Europasotismo

Para qué preocuparnos por Europa si todavía no hemos resuelto nuestro terrorismo, si somos o no somos una nación… Y sin embargo, o nos metemos en Europa, o nunca nos desharemos de nuestro recurrente pasado. Posiblemente no hemos dado más votos porque la España eterna nos tiene prisioneros.

 

Después de la formación política recibida gracias a las grandes dotes pedagógicas de nuestros dirigentes, de los que hemos aprendido que política es seudónimo de rifirrafe y hasta de infundio, como si se tratara de una versión pública de Gran Hermano, las dos principales formaciones nos dicen que votemos, que ambas están de acuerdo y esta vez no hay manifestaciones de unos ante las sedes de los otros el día de reflexión. Pero va la gente y no vota lo suficiente. Y resulta también que en Euskadi somos los que más apostamos por el «no», de tal modo que, si se aplicaran los criterios que el PNV utiliza para argumentar que en su día no se aprobó la Constitución española, resulta que también hemos rechazado la europea.

En Gran Bretaña se les puede llamar euroescépticos.
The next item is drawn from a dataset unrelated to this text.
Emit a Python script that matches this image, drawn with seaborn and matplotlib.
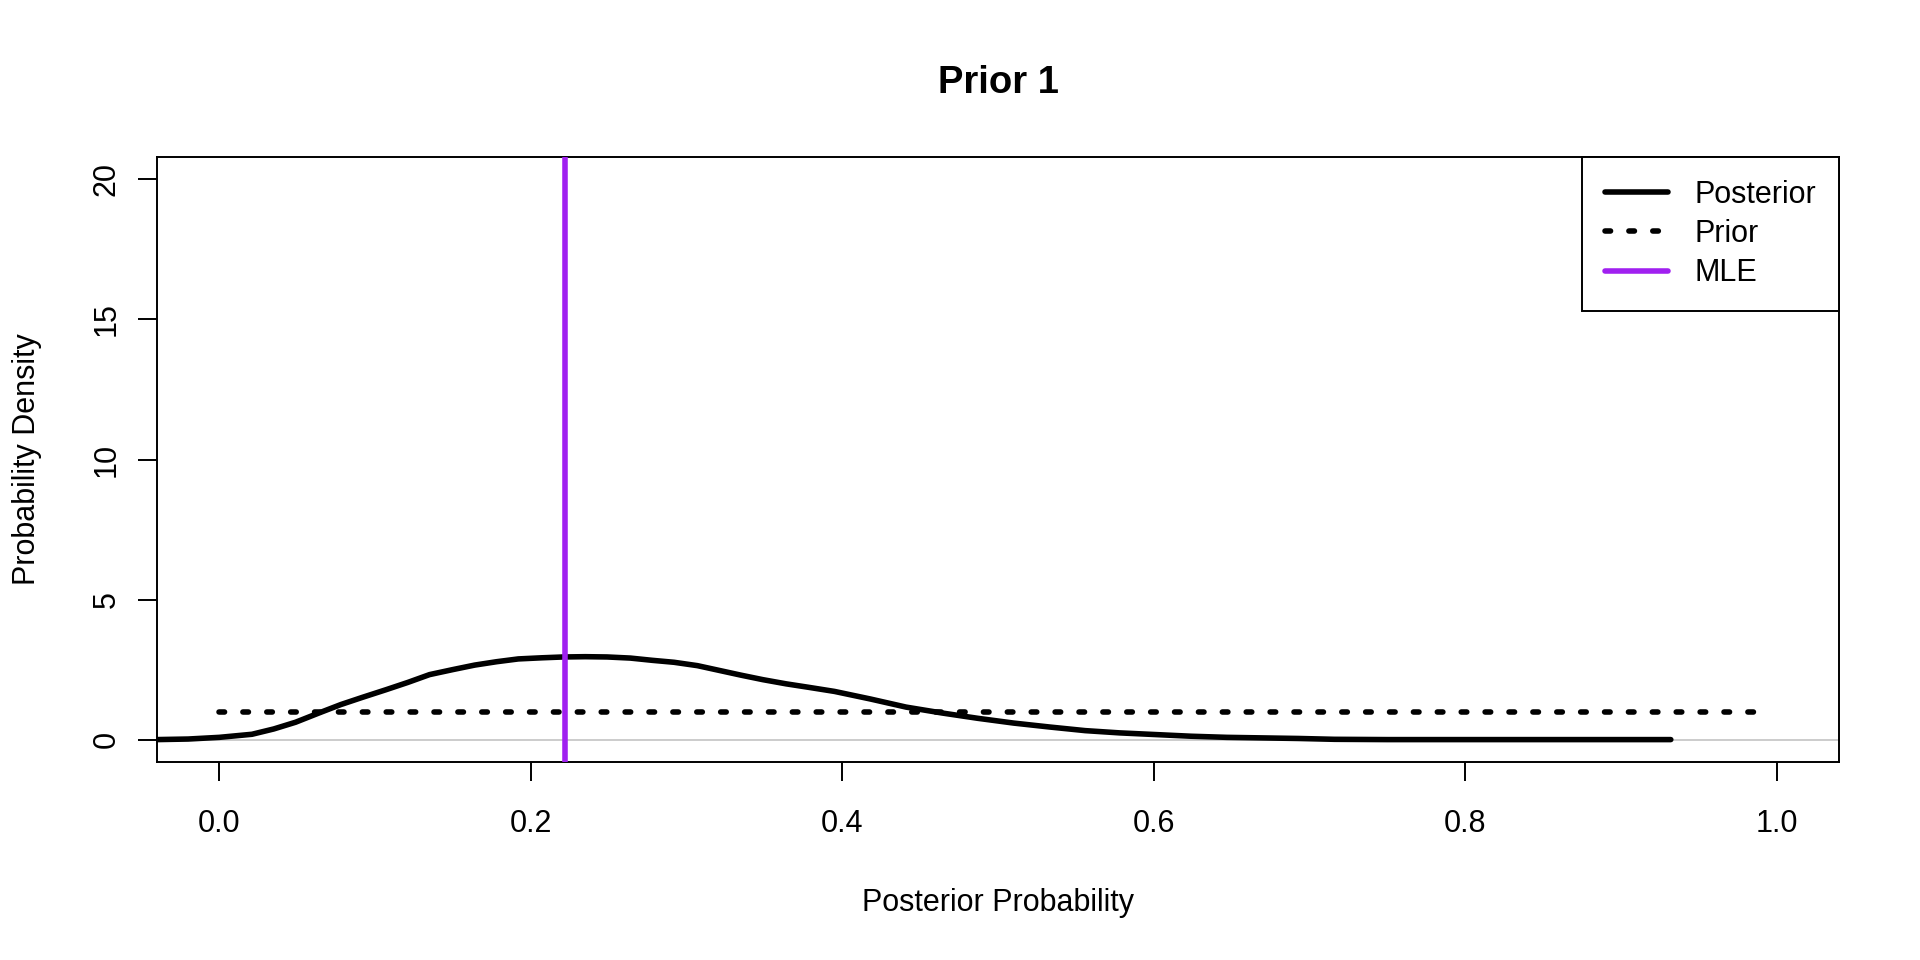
import numpy as np
import pandas as pd
import matplotlib
matplotlib.use("Agg")
import matplotlib.pyplot as plt
import seaborn as sns

# posterior density
posterior_x = [-0.04, -0.02, 0.0, 0.021, 0.035, 0.049, 0.064, 0.078, 0.092, 0.107,
               0.121, 0.135, 0.150, 0.164, 0.178, 0.192, 0.207, 0.221, 0.235, 0.249,
               0.264, 0.278, 0.292, 0.307, 0.321, 0.335, 0.349, 0.364, 0.378, 0.395,
               0.418, 0.441, 0.464, 0.487, 0.510, 0.533, 0.556, 0.578, 0.601, 0.624,
               0.647, 0.670, 0.693, 0.716, 0.75, 0.80, 0.85, 0.90, 0.932]
posterior_y = [0.0, 0.02, 0.08, 0.19, 0.38, 0.62, 0.95, 1.25, 1.51, 1.78,
               2.04, 2.32, 2.50, 2.66, 2.78, 2.88, 2.92, 2.95, 2.96, 2.95,
               2.91, 2.83, 2.76, 2.64, 2.47, 2.30, 2.14, 1.99, 1.87, 1.72,
               1.45, 1.16, 0.95, 0.76, 0.59, 0.45, 0.32, 0.24, 0.18, 0.12,
               0.08, 0.06, 0.04, 0.01, 0.0, 0.0, 0.0, 0.0, 0.0]

# uniform prior
prior_x = [0.0, 0.99]
prior_y = [1.0, 1.0]

mle = 0.222

x_ticks = [0.0, 0.2, 0.4, 0.6, 0.8, 1.0]
x_tick_labels = ["0.0", "0.2", "0.4", "0.6", "0.8", "1.0"]
y_ticks = [0, 5, 10, 15, 20]
y_tick_labels = ["0", "5", "10", "15", "20"]

post_df = pd.DataFrame({"x": posterior_x, "y": posterior_y})
prior_df = pd.DataFrame({"x": prior_x, "y": prior_y})

sns.set_theme(style="white")
plt.rcParams["font.family"] = ["Liberation Sans", "DejaVu Sans"]
plt.rcParams["text.color"] = "black"
plt.rcParams["axes.labelcolor"] = "black"
plt.rcParams["xtick.color"] = "black"
plt.rcParams["ytick.color"] = "black"
plt.rcParams["axes.edgecolor"] = "black"
plt.rcParams["axes.linewidth"] = 1.4

fig = plt.figure(figsize=(19.2, 9.6), dpi=100)
ax = fig.add_axes([157 / 1920, 1 - 762 / 960, (1839 - 157) / 1920, (762 - 157) / 960])

ax.axhline(0, color="#BEBEBE", lw=1.1, zorder=1)
sns.lineplot(data=post_df, x="x", y="y", ax=ax, color="black", lw=4,
             sort=False, estimator=None, label="Posterior", zorder=3)
sns.lineplot(data=prior_df, x="x", y="y", ax=ax, color="black", lw=4,
             linestyle=(0, (1.0, 3.3)), dash_capstyle="round",
             sort=False, estimator=None, label="Prior", zorder=2)
ax.axvline(mle, color="#A020F0", lw=4, label="MLE", zorder=4)

ax.set_xlim(-0.04, 1.04)
ax.set_ylim(-0.8, 20.8)
ax.set_xticks(x_ticks)
ax.set_xticklabels(x_tick_labels)
ax.set_yticks(y_ticks)
ax.set_yticklabels(y_tick_labels, rotation=90, va="center")

ax.tick_params(axis="both", direction="out", length=13.5, width=1.4,
               labelsize=22, colors="black", bottom=True, left=True)
ax.tick_params(axis="x", pad=20)
ax.tick_params(axis="y", pad=12)
for s in ax.spines.values():
    s.set_visible(True)
    s.set_color("black")
    s.set_linewidth(1.4)

ax.set_xlabel("Posterior Probability", fontsize=22, color="black")
ax.set_ylabel("Probability Density", fontsize=22, color="black")
ax.xaxis.label.set_va("baseline")
ax.xaxis.set_label_coords(0.5, (762 - 910.7) / 605)
ax.yaxis.label.set_va("baseline")
ax.yaxis.set_label_coords((35 - 157) / 1682, 0.5)

fig.text((157 + 1839) / 2 / 1920, 1 - 93.3 / 960, "Prior 1", ha="center",
         va="baseline", fontsize=27.5, fontweight="bold", color="black")

leg = ax.legend(loc="upper right", bbox_to_anchor=(1, 1), borderaxespad=0,
                fontsize=22, handlelength=2.05, handletextpad=0.87,
                labelspacing=0.3, borderpad=0.75, fancybox=False,
                edgecolor="black", framealpha=1)
leg.get_frame().set_linewidth(1.4)
for t in leg.get_texts():
    t.set_color("black")

fig.savefig("out.png", dpi=100, facecolor="white")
Aquí sería más adecuado llamarlos europasotas, porque seguimos en nuestra eterna siesta histórica. O nos tocan la fibra de la pasión, nos ponen unas bombas tres días antes de votar o está en riesgo la caída del imperio nacionalista de Ibarretxe, como en el milagroso 13 de mayo de 2001, o aquí se desentiende todo Blas, se ven las cosas desde el sofá y uno se entera de que Niki es un transexual. ¡Joder qué golpe!

La anécdota me la contó Rosa Díez, afónica ya de tantas conferencias ante convencidos a lo largo y ancho de toda España. Apartada del cortejo que repartía propaganda en la calle animando a la participación en el referendo, cuando se dirigía a entregarle un folleto a una señora, ésta le contestó con un cierto recelo que no le iba a dar dinero. Rosa se quedó aturdida al verse confundida con una mendiga -«¿tan mala facha tendré yo?», se preguntó- y preocupada porque su displicente interlocutora ni se había enterado de eso de Europa.

Pero tampoco hay que extrañarse. Estamos tan ensimismados de un tiempo a esta parte en lo nuestro -si un día nos vamos a despertar siendo vascos-vascos, vascos a medias o exiliados; o si los catalanes, buenos alumnos, van por el mismo camino-, en nuestras miserias, que es como para que nos vengan con un tratado europeo. Aquí la cuestión es si somos vascos, catalanes, canarios, gallegos. Lo de Europa no levanta pasión, carece de drama, parece casi una ñoñería que se impondrá, antes o después, como la única salida razonable. Pero aquí nos va la droga dura, a veces sazonada con asesinos natos a los que, afortunadamente, detiene la policía antes de que consumen sus crímenes. Como para preocuparnos por esas blandenguerías.

Antes de arriesgarse a este resultado -«los primeros en Europa»- el Gobierno tenía que haber previsto, que, metidos en apasionantes o ilusionantes procesos domésticos, lo de la Constitución europea nos iba a movilizar a los ciudadanos tanto como la música que ponen en la sala de espera del dentista o en los aviones cuando aterrizan.

Nuestro gran hermano es Ibarretxe, versión cotilla y versión orweliana. Hasta los niños hablan de vascos y vascas, de voluntad a decidir, de lo imparable de su proceso, por lo que la consulta será la suya o no será. Que no nos vengan con sucedáneos cuando tenemos en casa por la tele, la radio y la primera plana del diario, día tras día, la más genuina droga dura. La que acojona. Eso lo tenía que haber medido el Gobierno: aunque los optimistas por naturaleza no lo vean, estamos en una situación tan animada que lo otro es lo otro, el resto, un decimal, algo por lo que no merece la pena preocuparnos. Chorradicas de Beethoven, como en la anécdota adjudicada a Radio Tudela.

Para qué preocuparnos por Europa cuando todavía no hemos resuelto nuestro terrorismo, nuestra cohesión interna, si somos o no somos una nación, etc. Y sin embargo, o nos metemos hacia y en Europa, a la que necesitamos más que la mayoría, o nunca nos desharemos de nuestro recurrente pasado, de nuestra revolución liberal inconclusa, de nuestros localismos taifeños y de la falta de cultura política respecto a nuestros vecinos del norte. Posiblemente no hemos dado más votos porque la España eterna, es decir, este desastre, nos tiene prisioneros. Sólo nos puede consolar que no somos los únicos y que también hay demasiado ensimismamiento interno en muchos países europeos.